L'association en contact permanent et direct avec ces jeunes perdus dresse des profils de plusieurs d'entre eux comme celui qui chante en marchant sur les trottoirs peu fréquentés de la ville d'Alicante. Nabil, qui se sent plus prisonnier de son destin que dans son pays . Le port, jamais loin, le hante toujours.
Car c'est de là qu'il vient régulièrement «sentir l'odeur du pays», quand les Algériens débarquent en masse entassés dans des voitures commerciales ou de luxe pour faire des achats de produits d'habillement et autres produits cosmétiques, ou tout simplement passer des vacances à Benidorm. Alicante est l'escale de son parcours qui l'a le plus «choqué».

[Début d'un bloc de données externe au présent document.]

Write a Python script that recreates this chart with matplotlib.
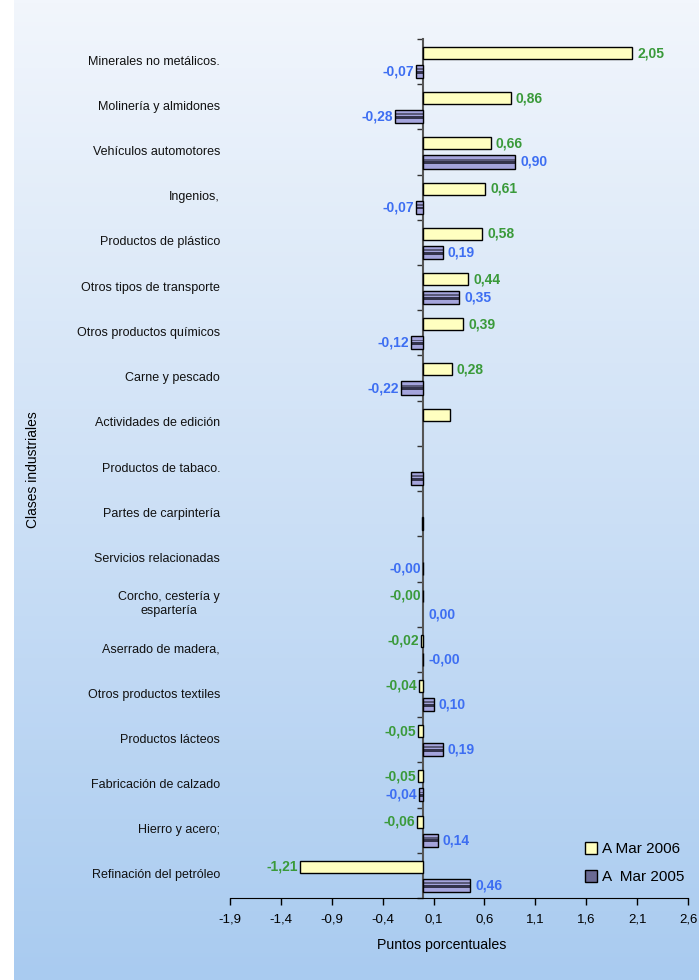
import numpy as np
import matplotlib.pyplot as plt
import matplotlib.transforms as mtransforms
from matplotlib.colors import LinearSegmentedColormap
from matplotlib.patches import Patch

plt.rcParams['font.family'] = ['Liberation Sans', 'DejaVu Sans']

categorias = ['Minerales no metálicos.', 'Molinería y almidones', 'Vehículos automotores',
              'Ingenios,', 'Productos de plástico', 'Otros tipos de transporte',
              'Otros productos químicos', 'Carne y pescado', 'Actividades de edición',
              'Productos de tabaco.', 'Partes de carpintería', 'Servicios relacionadas',
              'Corcho, cestería y\nespartería', 'Aserrado de madera,', 'Otros productos textiles',
              'Productos lácteos', 'Fabricación de calzado', 'Hierro y acero;',
              'Refinación del petróleo']

nan = np.nan
mar2006 = [2.05, 0.86, 0.66, 0.61, 0.58, 0.44, 0.39, 0.28, 0.26, nan,
           nan, nan, -0.004, -0.02, -0.04, -0.05, -0.05, -0.06, -1.21]
mar2005 = [-0.07, -0.28, 0.90, -0.07, 0.19, 0.35, -0.12, -0.22, nan, -0.12,
           -0.01, -0.004, nan, -0.004, 0.10, 0.19, -0.04, 0.14, 0.46]

etiq2006 = ['2,05', '0,86', '0,66', '0,61', '0,58', '0,44', '0,39', '0,28', None, None,
            None, None, '-0,00', '-0,02', '-0,04', '-0,05', '-0,05', '-0,06', '-1,21']
etiq2005 = ['-0,07', '-0,28', '0,90', '-0,07', '0,19', '0,35', '-0,12', '-0,22', None, None,
            None, '-0,00', '0,00', '-0,00', '0,10', '0,19', '-0,04', '0,14', '0,46']
# etiquetas negativas que Excel puso a la derecha
derecha2005 = [13]

xticks = [-1.9, -1.4, -0.9, -0.4, 0.1, 0.6, 1.1, 1.6, 2.1, 2.6]

fig = plt.figure(figsize=(6.99, 9.8), dpi=100)

# fondo degradado
bg = fig.add_axes([14 / 699, 0, 1 - 14 / 699, 1], zorder=-10)
cmap = LinearSegmentedColormap.from_list('fondo', ['#a9cbf0', '#f2f6fc'])
bg.imshow(np.linspace(0, 1, 256).reshape(-1, 1), aspect='auto', cmap=cmap,
          origin='lower', extent=[0, 1, 0, 1])
bg.axis('off')

ax = fig.add_axes([230 / 699, 1 - 898 / 980, 458 / 699, 859 / 980])
ax.patch.set_alpha(0)

n = len(categorias)
y = np.arange(n)
h6, h5 = 0.265, 0.29
off6, off5 = 0.19, 0.22

ax.barh(y - off6, mar2006, height=h6, color='#ffffc0', edgecolor='black', linewidth=1, zorder=3)
# barras 2005 con rayas tipo cilindro
ax.barh(y + off5, mar2005, height=h5, color='#a4a4dc', linewidth=0, zorder=3)
ax.barh(y + off5 - h5 * 0.18, mar2005, height=h5 * 0.14, color='#5a5a7a', linewidth=0, zorder=3)
ax.barh(y + off5 + h5 * 0.06, mar2005, height=h5 * 0.22, color='#34344c', linewidth=0, zorder=3)
ax.barh(y + off5, mar2005, height=h5, fill=False, edgecolor='black', linewidth=1, zorder=4)

verde = '#3a9a3a'
azul = '#3d6ef2'
for i in range(n):
    for val, lab, dy, col, der in ((mar2006[i], etiq2006[i], -off6, verde, False),
                                   (mar2005[i], etiq2005[i], off5, azul, i in derecha2005)):
        if lab is None:
            continue
        if np.isnan(val):
            val = 0.0
        if lab.startswith('-') and not der:
            ax.text(min(val, 0) - 0.02, y[i] + dy, lab, ha='right', va='center', color=col,
                    fontsize=10, fontweight='bold')
        else:
            ax.text(max(val, 0) + 0.05, y[i] + dy, lab, ha='left', va='center', color=col,
                    fontsize=10, fontweight='bold')

ax.set_xlim(-1.9, 2.6)
ax.set_ylim(n - 0.5, -0.5)
ax.set_xticks(xticks)
ax.set_xticklabels([f'{t:.1f}'.replace('.', ',') for t in xticks], fontsize=9.5)
ax.tick_params(axis='x', direction='out', length=5, width=1, pad=6)

ax.spines['top'].set_visible(False)
ax.spines['right'].set_visible(False)
ax.spines['left'].set_position(('data', 0))
ax.spines['left'].set_color('#555555')
ax.spines['left'].set_linewidth(1.5)
ax.set_yticks(y)
ax.set_yticklabels([])
ax.tick_params(axis='y', which='major', length=0)
ax.set_yticks(np.arange(n + 1) - 0.5, minor=True)
ax.tick_params(axis='y', which='minor', length=4, width=1, direction='out', color='#333333')

trans = mtransforms.blended_transform_factory(fig.transFigure, ax.transData)
for i, c in enumerate(categorias):
    ax.text(220 / 699, y[i], c, transform=trans, ha='right', va='center', fontsize=9,
            multialignment='center', color='#111111')

fig.text(33 / 699, 1 - 470 / 980, 'Clases industriales', rotation=90, ha='center',
         va='center', fontsize=10)
fig.text(442 / 699, 1 - 945 / 980, 'Puntos porcentuales', ha='center', va='center',
         fontsize=10.2)

handles = [Patch(facecolor='#ffffc0', edgecolor='black', label='A Mar 2006'),
           Patch(facecolor='#6a6a94', edgecolor='black', label='A  Mar 2005')]
fig.legend(handles=handles, loc='center left', bbox_to_anchor=(571 / 699, 1 - 863 / 980),
           frameon=False, fontsize=11, handlelength=0.8, handleheight=0.8,
           handletextpad=0.3, labelspacing=0.9)

fig.savefig('out.png', dpi=100)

Car pendant ces huit longues années, il a vécu comme un fantôme. Un sans-papiers, un sans-abri, un mort-vivant. Son itinéraire se dessine comme une longue ligne droite, monotone, vide et sans aucun sens dans la vie. Des milliers d'autres migrants l'ont fait avant lui, cela ne lui donne aucun espoir. Il se doit de décider. Non ! Plutôt se résigner à rentrer chez lui. Qu'importe ce que penseront de lui les amis du quartier, ou sa famille.
Autant de destins croisés, de vies gâchées, d'existences perdues et une jeunesse égrenée sans espoir. C'est le lot de milliers de jeunes Algériens qui ont choisi l'exil dans des embarcations peu sûres.
Si ce n'est pas la mort qui les emportera dans les flots de cette mer devenue un cimetière sans épitaphe, la vie en exil, avec un avenir incertain, creusera la tombe de tous leurs espoirs. Et le rêve à jamais enterré en même temps que toutes leurs illusions.